老人家伸出干瘪的手,摸着孙儿的头,“临走能见你一眼,奶奶心满意足啦!”
“奶奶,是我不好,让您担心了,以后我哪也不去了,就陪着您。”贺文东哽咽着,扑进奶奶的怀里,自责又愧疚。
老人知道自己时间不多啦,笑着摇了摇头,“是人都有这一天,奶奶活了八十多岁也是赚到了,我听电视上说你的眼睛换个眼角膜就行了。我年纪大了,留着这眼睛也没什么用,奶奶把眼角膜留给你,这样我们祖孙俩就永远不分开了。”
“奶奶,您会好起来的,您一定能活到100岁,您还会看到我的孩子,您还没参加我的婚礼呢……”贺文东抓着奶奶干枯的手,心都要疼碎了。
老人摇了摇头,留下了一串眼泪,陷入了昏迷。
“外婆累了,让她休息一下。”大海赶紧拉开贺文东,贺紫薇叫来护士,给老太太打了一支强心针,延续生命。
作为儿女,他们都希望母亲能够在这个世上多活一会儿。
“文东,你奶奶的心愿你不能拒绝,这是她留给你的最宝贵的一个遗物,为了让她能走的安心,你一定要答应。”贺紫薇嘱咐道,在她看来,这也是一件好事。
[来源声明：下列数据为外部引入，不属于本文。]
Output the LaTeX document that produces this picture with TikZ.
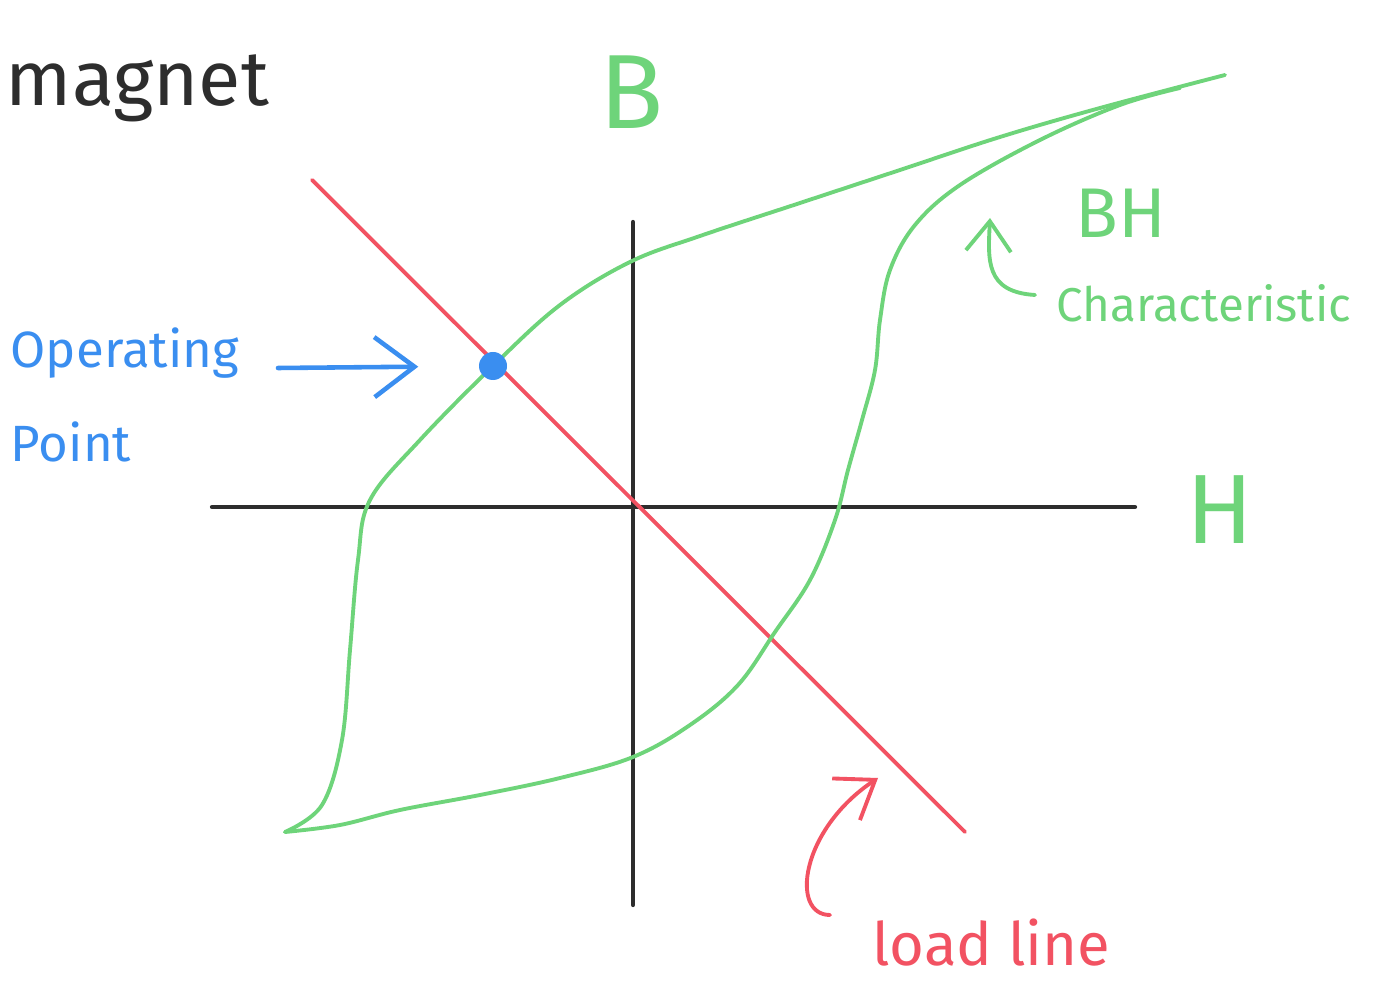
\documentclass[tikz,border=0pt]{standalone}
\usepackage{fontspec}
\setmainfont{Fira Sans}
\usetikzlibrary{arrows.meta, positioning}
\usepackage{xcolor}
\definecolor{bhgreen}{RGB}{110,212,122}
\definecolor{loadred}{RGB}{242,82,98}
\definecolor{opblue}{RGB}{58,142,240}
\definecolor{inkgray}{RGB}{45,45,45}

\begin{document}
\begin{tikzpicture}[x=0.01cm, y=-0.01cm,
    line cap=round, line join=round,
    axisline/.style={draw=inkgray, line width=1.2pt},
    greenline/.style={draw=bhgreen, line width=1.1pt},
    redline/.style={draw=loadred, line width=1.1pt},
    greenarrow/.style={greenline, -{Straight Barb[length=3mm, width=4.5mm]}},
    redarrow/.style={redline, -{Straight Barb[length=3.5mm, width=5mm]}},
    bluearrow/.style={draw=opblue, line width=1.3pt, -{Straight Barb[length=4mm, width=6mm]}},
    opdot/.style={circle, fill=opblue, minimum size=0.28cm, inner sep=0pt},
    hand/.style={anchor=base west, inner sep=0pt}]
  \useasboundingbox (0,0) rectangle (1373,983);

  % axes
  \coordinate (hleft) at (212,507);
  \coordinate (hright) at (1135,507);
  \coordinate (vtop) at (633,222);
  \coordinate (vbot) at (633,905);
  \draw[axisline] (hleft) -- (hright);
  \draw[axisline] (vtop) -- (vbot);

  % load line
  \coordinate (lltop) at (312,180);
  \coordinate (llbot) at (965,832);
  \draw[redline] (lltop) -- (llbot);

  % BH loop, upper and lower branch
  \draw[greenline] plot[smooth, tension=0.6] coordinates {
    (1225,75) (1100,108) (1000,137) (900,170) (800,203) (700,236)
    (630,262) (560,305) (493,366) (420,440) (370,500) (358,560)
    (350,650) (342,740) (322,805) (285,832)};
  \draw[greenline] plot[smooth, tension=0.6] coordinates {
    (285,832) (340,825) (400,810) (480,795) (560,778) (633,757)
    (690,725) (738,685) (775,632) (810,580) (835,520) (848,470)
    (862,420) (875,370) (880,320) (890,270) (915,225) (960,185)
    (1040,140) (1120,105) (1180,88)};

  % operating point
  \node[opdot] (oppoint) at (493,366) {};

  % labels
  \node[hand, text=inkgray, font=\fontsize{22}{26}\selectfont] (magnet) at (5,106) {magnet};
  \node[text=bhgreen, font=\fontsize{30}{34}\selectfont] (blabel) at (632,92) {B};
  \node[text=bhgreen, font=\fontsize{28}{32}\selectfont] (hlabel) at (1220,510) {H};
  \node[hand, text=bhgreen, font=\fontsize{20}{24}\selectfont] (bhlabel) at (1075,238) {BH};
  \node[hand, text=bhgreen, font=\fontsize{13.5}{16}\selectfont] (charlabel) at (1056,322) {Characteristic};
  \node[hand, text=opblue, font=\fontsize{14.5}{17}\selectfont] (oplabel) at (10,368) {Operating};
  \node[hand, text=opblue, font=\fontsize{14.5}{17}\selectfont] (ptlabel) at (10,462) {Point};
  \node[hand, text=loadred, font=\fontsize{17}{20}\selectfont] (lllabel) at (872,965) {load line};

  % pointers
  \coordinate (optail) at (278,368);
  \draw[bluearrow, shorten >=0.6cm] (optail) -- (oppoint);
  \coordinate (bhtail) at (1035,295);
  \coordinate (bhtip) at (990,218);
  \draw[greenarrow] (bhtail) .. controls (985,292) and (988,260) .. (bhtip);
  \coordinate (lltail) at (830,915);
  \coordinate (lltip) at (878,778);
  \draw[redarrow] (lltail) .. controls (790,915) and (800,830) .. (lltip);
\end{tikzpicture}
\end{document}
大家谁也没料想到老太太会把自己的眼角膜留给贺文东,都挺意外的,都说他有福气。
贺文东的心情却非常复杂,坐在病床前久久不语。
飞往古城的最后一班飞机上,许诺焦急万分,不停地看着时间。
在贺家,除了贺文东贺奶奶是对她最好的人,把传家手镯都送给了她。
后来被贺梓岚要回去了,这件事贺奶奶还不知道,否则非骂他不可。
凌晨三点,飞机安全降落在古城。
许诺一刻不停地朝安全出口走去。
由于腿伤还没完全恢复,不敢走得太快,平时几分钟的路程,她竟然走了十几分钟。
“去古城医院,麻烦您快点,我赶着去看病人。”许诺第一次做了没有素质的事,抢了一个乘客的车。
司机师傅见她的确有急事并没拒载,拉着她疾驰而去。
坐在车里看着熟悉的一切,许诺感慨万千,以为再也不会来的城市,却因为一个老人不得不重新踏上这片土地。
只是,却再也不是曾经的心境了。
半个小时后,许诺终于到达了古城医院。
她来的很突然,没有告诉任何人。
贺文东也不知道。
她按照以往老太太住院的经验,很快就找了过去,老远就看到走廊尽头站着一个熟悉的背影,长身玉立,一动不动地站在窗前望着远方。
她的心猛地一沉,说不出是心疼还是难过。
听到身后轻缓的脚步声,贺文东先是一怔,随后迅速转过身,激动地朝着声音走过去。